Can you print the data exactly and leave out each image?
================
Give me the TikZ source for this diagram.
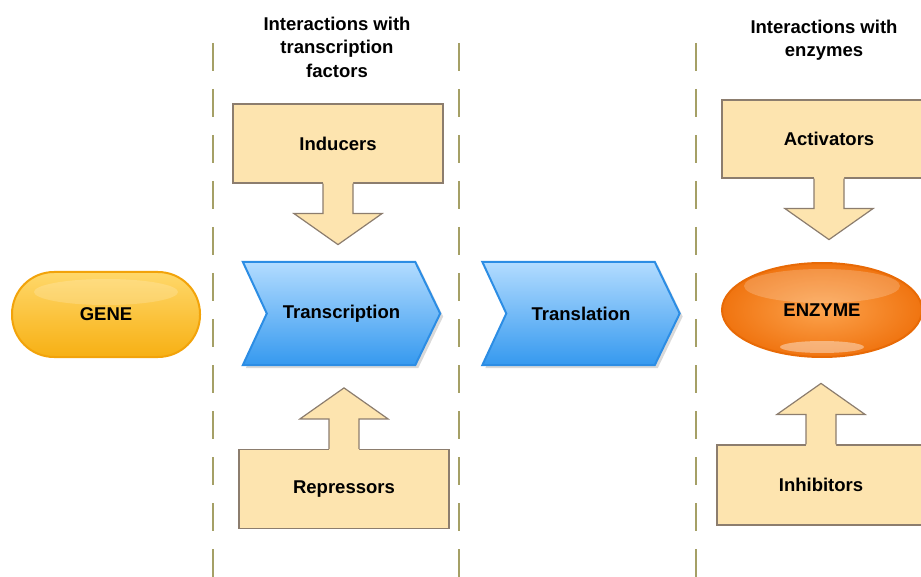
\documentclass[tikz,border=0pt]{standalone}
\usepackage{fontspec}
\setmainfont{Liberation Sans}
\usetikzlibrary{calc,backgrounds,shapes.geometric}

\definecolor{boxfill}{HTML}{FDE4AF}
\definecolor{boxedge}{HTML}{8C7D6E}
\definecolor{dashcol}{HTML}{A5A066}
\definecolor{chevtop}{HTML}{B3DCFF}
\definecolor{chevmid}{HTML}{6AB7FA}
\definecolor{chevbot}{HTML}{3599EF}
\definecolor{chevedge}{HTML}{2C8DE4}
\definecolor{genetop}{HTML}{FFD86A}
\definecolor{genebot}{HTML}{F7B014}
\definecolor{geneedge}{HTML}{F2A30A}
\definecolor{enzin}{HTML}{FCA24C}
\definecolor{enzout}{HTML}{F07410}
\definecolor{enzedge}{HTML}{E86A06}

% block arrow hanging from a box: #1 base point, #2 = 1 (down) or -1 (up), #3 name of the tip
\newcommand{\blockarrow}[3]{%
  \begin{scope}[shift={(#1)}, yscale=#2]
    \fill[boxfill] (-15,-2) -- (-15,30) -- (-44,30) -- (0,61) -- (44,30) -- (15,30) -- (15,-2) -- cycle;
    \draw[boxline] (-15,0) -- (-15,30) -- (-44,30) -- (0,61) coordinate (#3) -- (44,30) -- (15,30) -- (15,0);
  \end{scope}}

\begin{document}
\begin{tikzpicture}[x=1pt, y=-1pt,
    every node/.style={font=\fontsize{18.5}{23.5}\selectfont\bfseries, text=black},
    boxline/.style={draw=boxedge, line width=1.2pt, line join=miter},
    factorbox/.style={boxline, fill=boxfill, minimum width=210pt, minimum height=79pt, inner sep=0pt},
    stage/.style={minimum width=197pt, minimum height=103pt, inner sep=0pt},
    chev/.style={top color=chevtop, middle color=chevmid, bottom color=chevbot, draw=chevedge, line width=2pt, line join=miter},
    header/.style={align=center, inner sep=0pt},
    separator/.style={draw=dashcol, line width=2.5pt, dash pattern=on 28pt off 18pt},
    gene/.style={rectangle, rounded corners=42pt, minimum width=188pt, minimum height=85pt,
      top color=genetop, bottom color=genebot, draw=geneedge, line width=2pt},
    enzyme/.style={ellipse, minimum width=200pt, minimum height=94pt, inner sep=0pt,
      inner color=enzin, outer color=enzout, draw=enzedge, line width=2pt}]

\useasboundingbox (0,0) rectangle (921,577);
\clip (0,0) rectangle (921,577);

% section separators
\draw[separator] (213,43) -- (213,577);
\draw[separator] (459,43) -- (459,577);
\draw[separator] (696,43) -- (696,577);

% headers
\node[header] (hdrtf) at (337,47) {Interactions with\\transcription\\factors};
\node[header] (hdrenz) at (824,40) {Interactions with\\enzymes};

% gene
\node[gene] (gene) at (106,314.5) {};
\fill[white, opacity=.18] (106,292) ellipse [x radius=72, y radius=13];
\node at (gene) {GENE};

% expression stages
\node[stage] (trans) at (341.5,313.5) {Transcription};
\node[stage] (transl) at (581,313.5) {Translation};
\begin{scope}[on background layer]
  \foreach \n in {trans,transl} {
    \fill[black, opacity=.15]
      ($(\n.north west)+(3,3)$) -- ($(\n.north east)+(-22,3)$) -- ($(\n.east)+(3,3)$) --
      ($(\n.south east)+(-22,3)$) -- ($(\n.south west)+(3,3)$) -- ($(\n.west)+(27,3)$) -- cycle;
    \shade[chev]
      (\n.north west) -- ($(\n.north east)+(-25,0)$) -- (\n.east) --
      ($(\n.south east)+(-25,0)$) -- (\n.south west) -- ($(\n.west)+(24,0)$) -- cycle;
  }
\end{scope}

% enzyme
\node[enzyme] (enz) at (822,310) {};
\fill[white, opacity=.2] (822,286) ellipse [x radius=78, y radius=17];
\fill[white, opacity=.4] (822,347) ellipse [x radius=42, y radius=6];
\node at (enz) {ENZYME};

% transcription factors
\node[factorbox] (ind) at (338,143.5) {Inducers};
\blockarrow{ind.south}{1}{indtip}
\node[factorbox] (rep) at (344,489) {Repressors};
\blockarrow{rep.north}{-1}{reptip}

% enzyme effectors
\node[factorbox, minimum width=214pt, minimum height=78pt] (act) at (829,139) {Activators};
\blockarrow{act.south}{1}{acttip}
\node[factorbox, minimum width=208pt, minimum height=80pt] (inh) at (821,485) {Inhibitors};
\blockarrow{inh.north}{-1}{inhtip}

\end{tikzpicture}
\end{document}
================
▸ Exercise output:
Give me the TikZ source for this diagram.
\documentclass[tikz,border=0pt]{standalone}
\usepackage{fontspec}
\setmainfont{Liberation Sans}
\usetikzlibrary{calc,backgrounds,shapes.geometric}

\definecolor{boxfill}{HTML}{FDE4AF}
\definecolor{boxedge}{HTML}{8C7D6E}
\definecolor{dashcol}{HTML}{A5A066}
\definecolor{chevtop}{HTML}{B3DCFF}
\definecolor{chevmid}{HTML}{6AB7FA}
\definecolor{chevbot}{HTML}{3599EF}
\definecolor{chevedge}{HTML}{2C8DE4}
\definecolor{genetop}{HTML}{FFD86A}
\definecolor{genebot}{HTML}{F7B014}
\definecolor{geneedge}{HTML}{F2A30A}
\definecolor{enzin}{HTML}{FCA24C}
\definecolor{enzout}{HTML}{F07410}
\definecolor{enzedge}{HTML}{E86A06}

% block arrow hanging from a box: #1 base point, #2 = 1 (down) or -1 (up), #3 name of the tip
\newcommand{\blockarrow}[3]{%
  \begin{scope}[shift={(#1)}, yscale=#2]
    \fill[boxfill] (-15,-2) -- (-15,30) -- (-44,30) -- (0,61) -- (44,30) -- (15,30) -- (15,-2) -- cycle;
    \draw[boxline] (-15,0) -- (-15,30) -- (-44,30) -- (0,61) coordinate (#3) -- (44,30) -- (15,30) -- (15,0);
  \end{scope}}

\begin{document}
\begin{tikzpicture}[x=1pt, y=-1pt,
    every node/.style={font=\fontsize{18.5}{23.5}\selectfont\bfseries, text=black},
    boxline/.style={draw=boxedge, line width=1.2pt, line join=miter},
    factorbox/.style={boxline, fill=boxfill, minimum width=210pt, minimum height=79pt, inner sep=0pt},
    stage/.style={minimum width=197pt, minimum height=103pt, inner sep=0pt},
    chev/.style={top color=chevtop, middle color=chevmid, bottom color=chevbot, draw=chevedge, line width=2pt, line join=miter},
    header/.style={align=center, inner sep=0pt},
    separator/.style={draw=dashcol, line width=2.5pt, dash pattern=on 28pt off 18pt},
    gene/.style={rectangle, rounded corners=42pt, minimum width=188pt, minimum height=85pt,
      top color=genetop, bottom color=genebot, draw=geneedge, line width=2pt},
    enzyme/.style={ellipse, minimum width=200pt, minimum height=94pt, inner sep=0pt,
      inner color=enzin, outer color=enzout, draw=enzedge, line width=2pt}]

\useasboundingbox (0,0) rectangle (921,577);
\clip (0,0) rectangle (921,577);

% section separators
\draw[separator] (213,43) -- (213,577);
\draw[separator] (459,43) -- (459,577);
\draw[separator] (696,43) -- (696,577);

% headers
\node[header] (hdrtf) at (337,47) {Interactions with\\transcription\\factors};
\node[header] (hdrenz) at (824,40) {Interactions with\\enzymes};

% gene
\node[gene] (gene) at (106,314.5) {};
\fill[white, opacity=.18] (106,292) ellipse [x radius=72, y radius=13];
\node at (gene) {GENE};

% expression stages
\node[stage] (trans) at (341.5,313.5) {Transcription};
\node[stage] (transl) at (581,313.5) {Translation};
\begin{scope}[on background layer]
  \foreach \n in {trans,transl} {
    \fill[black, opacity=.15]
      ($(\n.north west)+(3,3)$) -- ($(\n.north east)+(-22,3)$) -- ($(\n.east)+(3,3)$) --
      ($(\n.south east)+(-22,3)$) -- ($(\n.south west)+(3,3)$) -- ($(\n.west)+(27,3)$) -- cycle;
    \shade[chev]
      (\n.north west) -- ($(\n.north east)+(-25,0)$) -- (\n.east) --
      ($(\n.south east)+(-25,0)$) -- (\n.south west) -- ($(\n.west)+(24,0)$) -- cycle;
  }
\end{scope}

% enzyme
\node[enzyme] (enz) at (822,310) {};
\fill[white, opacity=.2] (822,286) ellipse [x radius=78, y radius=17];
\fill[white, opacity=.4] (822,347) ellipse [x radius=42, y radius=6];
\node at (enz) {ENZYME};

% transcription factors
\node[factorbox] (ind) at (338,143.5) {Inducers};
\blockarrow{ind.south}{1}{indtip}
\node[factorbox] (rep) at (344,489) {Repressors};
\blockarrow{rep.north}{-1}{reptip}

% enzyme effectors
\node[factorbox, minimum width=214pt, minimum height=78pt] (act) at (829,139) {Activators};
\blockarrow{act.south}{1}{acttip}
\node[factorbox, minimum width=208pt, minimum height=80pt] (inh) at (821,485) {Inhibitors};
\blockarrow{inh.north}{-1}{inhtip}

\end{tikzpicture}
\end{document}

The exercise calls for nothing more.